Having recklessly committed ourselves to net zero, we have refused to support the fracking and expansion of nuclear power that could have made the transition practical. Instead, as green initiatives and Putin’s war sent our energy bills skyward, the cry went up for more tax-funded handouts.
Tumbrils and fiery protests have never been the British way. With rare exceptions, we have avoided such public rage by cultivating personal responsibility and reaping the collective benefits of economic liberty. The more we lose touch with these traditions, demanding instead that the state’s largesse solve every problem, the more we risk stumbling into a future racked not just by public disorder, but economic ruin.
Stopping the boats
As this newspaper reports today, the Government plans to offer a new safe and legal route for refugees. Which means a great many people owe the Home Secretary an apology.
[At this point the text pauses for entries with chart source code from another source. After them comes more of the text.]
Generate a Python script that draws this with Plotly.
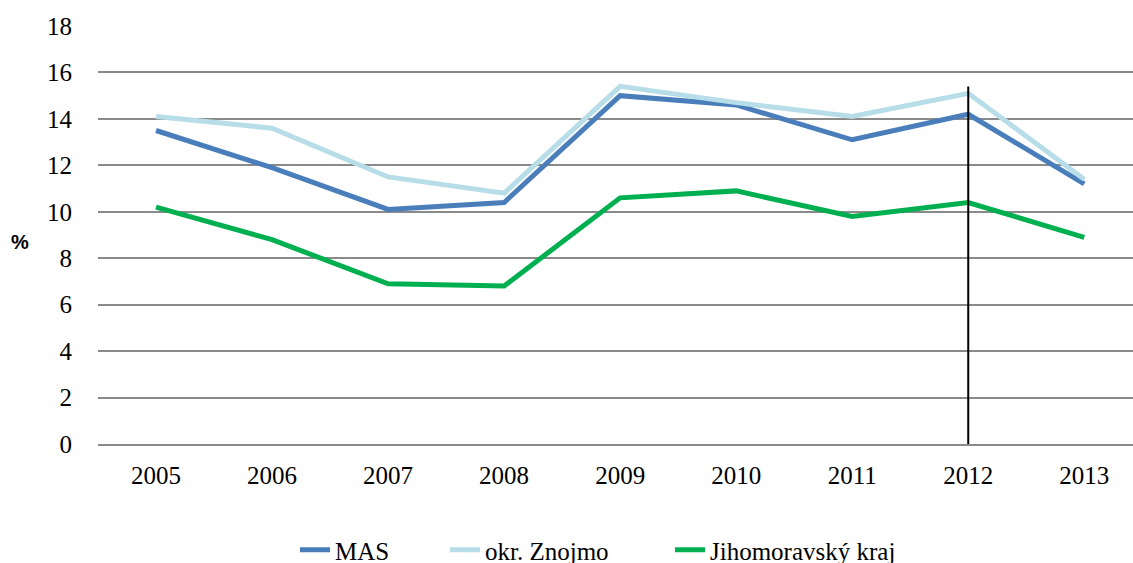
import plotly.graph_objects as go

years = ["2005", "2006", "2007", "2008", "2009", "2010", "2011", "2012", "2013"]
mas = [13.5, 11.9, 10.1, 10.4, 15.0, 14.6, 13.1, 14.2, 11.2]
znojmo = [14.1, 13.6, 11.5, 10.8, 15.4, 14.7, 14.1, 15.1, 11.4]
jmk = [10.2, 8.8, 6.9, 6.8, 10.6, 10.9, 9.8, 10.4, 8.9]
y_ticks = [0, 2, 4, 6, 8, 10, 12, 14, 16, 18]
marker_year = "2012"
marker_top = 15.4

SERIF = "Liberation Serif, Times New Roman, serif"
GRID = "#8a8a8a"

# plot area geometry (pixels)
L, T, W, H = 98, 26, 1035, 418


def px_x(px):
    return (px - L) / W


def px_y(py):
    return (T + H - py) / H


fig = go.Figure()
fig.add_trace(go.Scatter(x=years, y=mas, mode="lines", name="MAS", legend="legend",
                         line=dict(color="#4A7EBB", width=5)))
fig.add_trace(go.Scatter(x=years, y=znojmo, mode="lines", name="okr. Znojmo", legend="legend2",
                         line=dict(color="#B7DDE8", width=5)))
fig.add_trace(go.Scatter(x=years, y=jmk, mode="lines", name="Jihomoravský kraj", legend="legend3",
                         line=dict(color="#00B050", width=5)))

mi = years.index(marker_year)
fig.add_shape(type="line", xref="x", yref="y", x0=mi, x1=mi,
              y0=0, y1=marker_top, line=dict(color="black", width=2), layer="above")

leg_common = dict(orientation="h", yanchor="middle", y=px_y(550), xanchor="left",
                  font=dict(family=SERIF, size=25, color="black"),
                  bgcolor="rgba(0,0,0,0)", borderwidth=0)

fig.update_layout(
    width=1133, height=563,
    margin=dict(l=L, r=1133 - L - W, t=T, b=563 - T - H, autoexpand=False),
    plot_bgcolor="white", paper_bgcolor="white",
    font=dict(family=SERIF, size=25, color="black"),
    showlegend=True,
    legend=dict(x=px_x(337 - 42), **leg_common),
    legend2=dict(x=px_x(487 - 42), **leg_common),
    legend3=dict(x=px_x(712 - 42), **leg_common),
    xaxis=dict(type="category", range=[-0.5, 8.42], showgrid=False, zeroline=False,
               showline=True, linecolor=GRID, linewidth=1.5,
               ticks="outside", ticklen=8, tickcolor="rgba(0,0,0,0)",
               tickfont=dict(family=SERIF, size=25)),
    yaxis=dict(range=[0, 18], tickvals=y_ticks, showgrid=True, gridcolor=GRID,
               gridwidth=1.5, zeroline=False, showline=False, ticks="outside",
               ticklen=20, tickcolor="rgba(0,0,0,0)",
               tickfont=dict(family=SERIF, size=25)),
    annotations=[dict(text="<b>%</b>", xref="paper", yref="paper", x=px_x(20), y=px_y(242),
                      xanchor="center", yanchor="middle", showarrow=False,
                      font=dict(family="Liberation Sans, Arial, sans-serif", size=20, color="black"))],
)

fig.write_html("out.html", config={"displayModeBar": False},
               post_script="document.body.style.margin='0px';document.body.style.overflow='hidden';")
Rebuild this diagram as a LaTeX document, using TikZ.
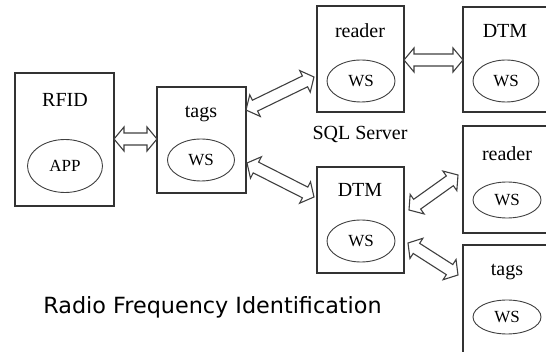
\documentclass[tikz,border=0pt]{standalone}
\usepackage{fontspec}
\setmainfont{Liberation Serif}
\newfontfamily\serf{Liberation Serif}
\newfontfamily\titlefont{DejaVu Sans}
\usetikzlibrary{calc,shapes.geometric}
\tikzset{
  box/.style={draw=black!80, line width=1.2pt},
  ttl/.style={anchor=base, inner sep=0pt, font=\serf\fontsize{20}{23}\selectfont},
  ell/.style={draw=black!75, line width=0.9pt, ellipse, inner sep=0pt, font=\serf\fontsize{17}{19}\selectfont},
  arr/.style={draw=black!75, line width=1.1pt, fill=white, line join=miter},
}
\newcommand\dblarr[2]{%
  \path[arr] let \p1=(#1),\p2=(#2),\n1={atan2(\y2-\y1,\x2-\x1)},\n2={veclen(\x2-\x1,\y2-\y1)} in
   [shift={(\p1)},rotate=\n1]
   (0,0) -- (10,12) -- (10,6) -- (\n2-10,6) -- (\n2-10,12) -- (\n2,0) -- (\n2-10,-12) -- (\n2-10,-6) -- (10,-6) -- (10,-12) -- cycle;}
\begin{document}
\begin{tikzpicture}[x=1pt,y=-1pt]
\useasboundingbox[fill=white] (0,0) rectangle (546,352);
\clip (0,0) rectangle (546,352);
% boxes
\draw[box] (15,73) rectangle (114,206);
\draw[box] (157,87) rectangle (246,193);
\draw[box] (317,6) rectangle (404,112);
\draw[box] (463,7) rectangle (560,112);
\draw[box] (463,126) rectangle (560,233);
\draw[box] (317,167) rectangle (404,273);
\draw[box] (463,245) rectangle (560,370);
% titles
\node[ttl] (t1) at (65,107) {RFID};
\node[ttl] (t2) at (201,118) {tags};
\node[ttl] (t3) at (360,38) {reader};
\node[ttl] (t4) at (505,38) {DTM};
\node[ttl] (t5) at (360,140) {SQL Server};
\node[ttl] (t6) at (507,161) {reader};
\node[ttl] (t7) at (360,197) {DTM};
\node[ttl] (t8) at (507,276) {tags};
% ellipses
\node[ell, minimum width=75pt, minimum height=53pt] (e1) at (65,166) {APP};
\node[ell, minimum width=67pt, minimum height=42pt] (e2) at (201,160) {WS};
\node[ell, minimum width=68pt, minimum height=42pt] (e3) at (361,81) {WS};
\node[ell, minimum width=66pt, minimum height=42pt] (e4) at (506,81) {WS};
\node[ell, minimum width=68pt, minimum height=36pt] (e5) at (507,200) {WS};
\node[ell, minimum width=68pt, minimum height=42pt] (e6) at (361,241) {WS};
\node[ell, minimum width=68pt, minimum height=34pt] (e7) at (507,317) {WS};
% arrow endpoints
\coordinate (a1) at (114,139);
\coordinate (a2) at (157,139);
\coordinate (b1) at (246,110);
\coordinate (b2) at (314,77);
\coordinate (c1) at (247,163);
\coordinate (c2) at (314,197);
\coordinate (d1) at (404,60);
\coordinate (d2) at (463,60);
\coordinate (f1) at (409,210);
\coordinate (f2) at (458,175);
\coordinate (g1) at (408,243);
\coordinate (g2) at (458,275);
\dblarr{a1}{a2}
\dblarr{b1}{b2}
\dblarr{c1}{c2}
\dblarr{d1}{d2}
\dblarr{f1}{f2}
\dblarr{g1}{g2}
% caption
\node[font=\titlefont\fontsize{22.3}{26}\selectfont, anchor=base, inner sep=0pt] (cap) at (212.5,314) {Radio Frequency Identification};
\end{tikzpicture}
\end{document}
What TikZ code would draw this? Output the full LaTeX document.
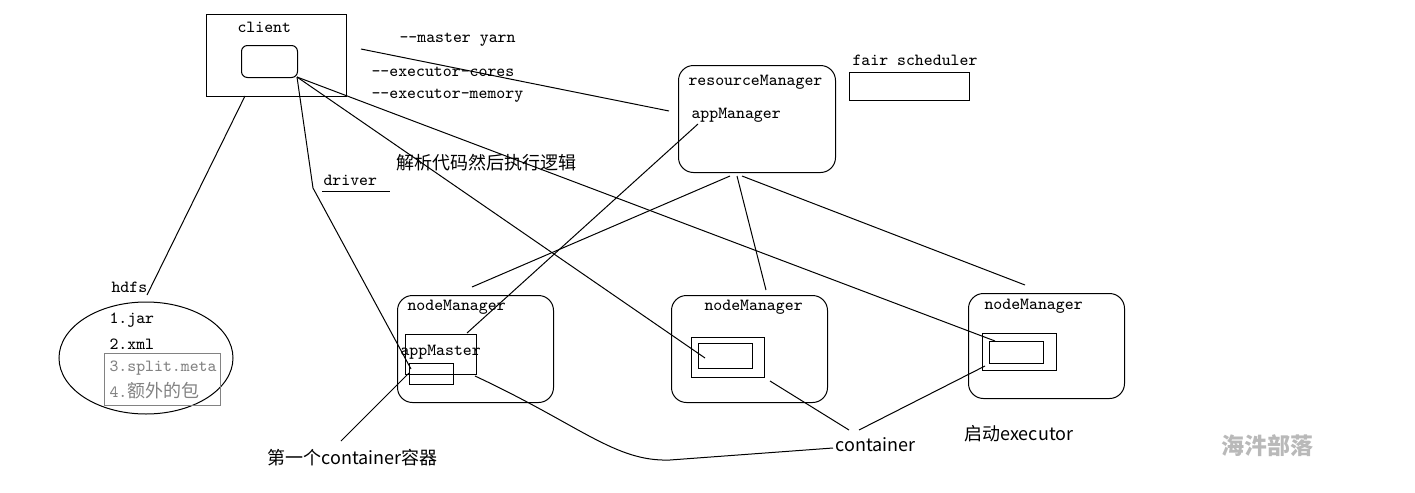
\documentclass[tikz,border=0pt]{standalone}
\usepackage{fontspec}
\newfontfamily\cjk{Noto Sans CJK SC}
\usetikzlibrary{shapes.geometric}
\definecolor{txtgray}{RGB}{130,130,130}
\definecolor{wmgray}{RGB}{185,185,185}
\begin{document}
\begin{tikzpicture}[x=0.5pt,y=-0.5pt,line width=0.5pt,
  box/.style={draw,inner sep=0,anchor=north west},
  rbox/.style={box,rounded corners=7.5pt},
  lbl/.style={inner sep=0,anchor=west,font=\fontsize{8.5}{10}\selectfont\ttfamily},
  cn/.style={inner sep=0,anchor=west,font=\fontsize{9}{11}\selectfont\cjk},
  conn/.style={draw,line width=0.5pt}]
\useasboundingbox (0,0) rectangle (1415,493);
% boxes
\node[box,minimum width=70pt,minimum height=41pt] (client) at (206,14) {};
\node[box,rounded corners=3pt,minimum width=28pt,minimum height=16pt] (inner) at (241,45) {};
\node[rbox,minimum width=78.5pt,minimum height=53.5pt] (rm) at (678,65) {};
\node[box,minimum width=60pt,minimum height=14pt] (fair) at (849,72) {};
\node[rbox,minimum width=78pt,minimum height=53.5pt] (nm1) at (397,295) {};
\node[box,minimum width=35.5pt,minimum height=20pt] (am) at (405,334) {};
\node[box,minimum width=22pt,minimum height=10.5pt] (am2) at (409,363) {};
\node[rbox,minimum width=78pt,minimum height=53.5pt] (nm2) at (671,295) {};
\node[box,minimum width=36.5pt,minimum height=20pt] (c2o) at (691,337) {};
\node[box,minimum width=27pt,minimum height=12.5pt] (c2i) at (698,343) {};
\node[rbox,minimum width=78pt,minimum height=52.5pt] (nm3) at (968,293) {};
\node[box,minimum width=37pt,minimum height=18.5pt] (c3o) at (982,333) {};
\node[box,minimum width=27pt,minimum height=11pt] (c3i) at (989,341) {};
\node[draw,ellipse,inner sep=0,minimum width=87pt,minimum height=56pt] (hdfsE) at (146,358) {};
\node[box,draw=txtgray,minimum width=58pt,minimum height=26pt] (gbox) at (104,353) {};
% texts
\node[lbl] (tclient) at (237,27) {client};
\node[lbl] (tmy) at (399,40) {--master yarn};
\node[lbl] (tec) at (371,72) {--executor-cores};
\node[lbl] (tem) at (371,96) {--executor-memory};
\node[lbl] (tfair) at (852,60) {fair scheduler};
\node[lbl] (trm) at (688,82) {resourceManager};
\node[lbl] (tapm) at (691,115) {appManager};
\node[lbl] (tdrv) at (323,180) {driver};
\node[cn] (tparse) at (396,163) {解析代码然后执行逻辑};
\node[lbl] (thdfs) at (111,287) {hdfs};
\node[lbl] (t1) at (109,320) {1.jar};
\node[lbl] (t2) at (109,344) {2.xml};
\node[lbl,text=txtgray] (t3) at (109,368) {3.split.meta};
\node[lbl,text=txtgray] (t4) at (109,391) {4.{\fontsize{9}{11}\selectfont\cjk 额外的包}};
\node[lbl] (tnm1) at (407,307) {nodeManager};
\node[lbl] (tam) at (400,352) {appMaster};
\node[lbl] (tnm2) at (704,307) {nodeManager};
\node[lbl] (tnm3) at (984,306) {nodeManager};
\node[cn] (tfirst) at (267,458) {第一个container容器};
\node[cn] (tcont) at (835,445) {container};
\node[cn] (tstart) at (964,434) {启动executor};
\node[inner sep=0,anchor=west,font=\fontsize{11.5}{13}\selectfont\cjk\bfseries,text=wmgray] (wm) at (1221,446) {海汼部落};
% coordinates
\coordinate (cb) at (245,96);
\coordinate (hd) at (147,295);
\coordinate (ms) at (361,49);
\coordinate (rml) at (669,111);
\coordinate (apmx) at (698,124);
\coordinate (amx) at (467,333);
\coordinate (ic) at (297,77);
\coordinate (dk) at (313,188);
\coordinate (am2x) at (411,369);
\coordinate (c2x) at (705,358);
\coordinate (c3x) at (995,341);
\coordinate (rb1) at (730,176);
\coordinate (rb2) at (737,176);
\coordinate (rb3) at (742,176);
\coordinate (n1t) at (472,287);
\coordinate (n2t) at (766,290);
\coordinate (n3t) at (1025,285);
\coordinate (ul1) at (322,191);
\coordinate (ul2) at (390,191);
\coordinate (cv1) at (475,376);
\coordinate (cv2) at (670,460);
\coordinate (cv3) at (833,448);
\coordinate (f1) at (341,441);
\coordinate (f2) at (409,373);
\coordinate (m1) at (770,381);
\coordinate (m2) at (849,430);
\coordinate (m3) at (859,430);
\coordinate (r1) at (985,366);
% connectors
\draw[conn] (cb) -- (hd);
\draw[conn] (ms) -- (rml);
\draw[conn] (apmx) -- (amx);
\draw[conn] (ic) -- (dk) -- (am2x);
\draw[conn] (ic) -- (c2x);
\draw[conn] (ic) -- (c3x);
\draw[conn] (rb1) -- (n1t);
\draw[conn] (rb2) -- (n2t);
\draw[conn] (rb3) -- (n3t);
\draw[conn] (ul1) -- (ul2);
\draw[conn] (cv1) .. controls (580,425) and (615,462) .. (cv2) -- (cv3);
\draw[conn] (f1) -- (f2);
\draw[conn] (m1) -- (m2);
\draw[conn] (m3) -- (r1);
\end{tikzpicture}
\end{document}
Suella Braverman is no stranger to the brickbats that come with public office, but the Left’s treatment of her over her plans to stop the small-boat crossings has been a disgrace.
Her recent trip to Rwanda was mocked and mischaracterised from day one. Photographs were cropped to manufacture outrageous, insupportable narratives of Ms Braverman as a heartless caricature.
Nothing could be further from the truth. It is one of the absurdities of this whole affair that those who have hounded Ms Braverman for using robust language to describe the small-boats challenge are nonetheless happy to demonise her position in the most incendiary of ways.
This whole controversy was built on wilful misrepresentation. The Government has always said that it would put in place a safe and legal route to replace the lethal, gang-ridden alternative. Its opponents have either chosen to ignore this awkward fact or have claimed that it was a lie, and that Ms Braverman and Rishi Sunak had no intention of following through on their commitment.
Now they are doing so. On top of Britain’s commitment to take in refugees from Ukraine, Afghanistan and Hong Kong, the country will admit an additional 20,000 every year through the new safe route.
The Government is on the right side of public opinion. This is a generous and humane country, but many people are understandably concerned about high levels of migration. The public expects, in particular, that the process for admitting people to the country should be controlled and fair – and are justifiably angry when it appears that our generosity is being exploited.
Indeed, the current situation is a farce – and opponents of the Government’s sensible reforms ought to be more honest about the real logic of their positions. If they refuse to back any measure to bring order to the current chaos, they are implicitly supporting open borders. The electorate certainly has not voted for that.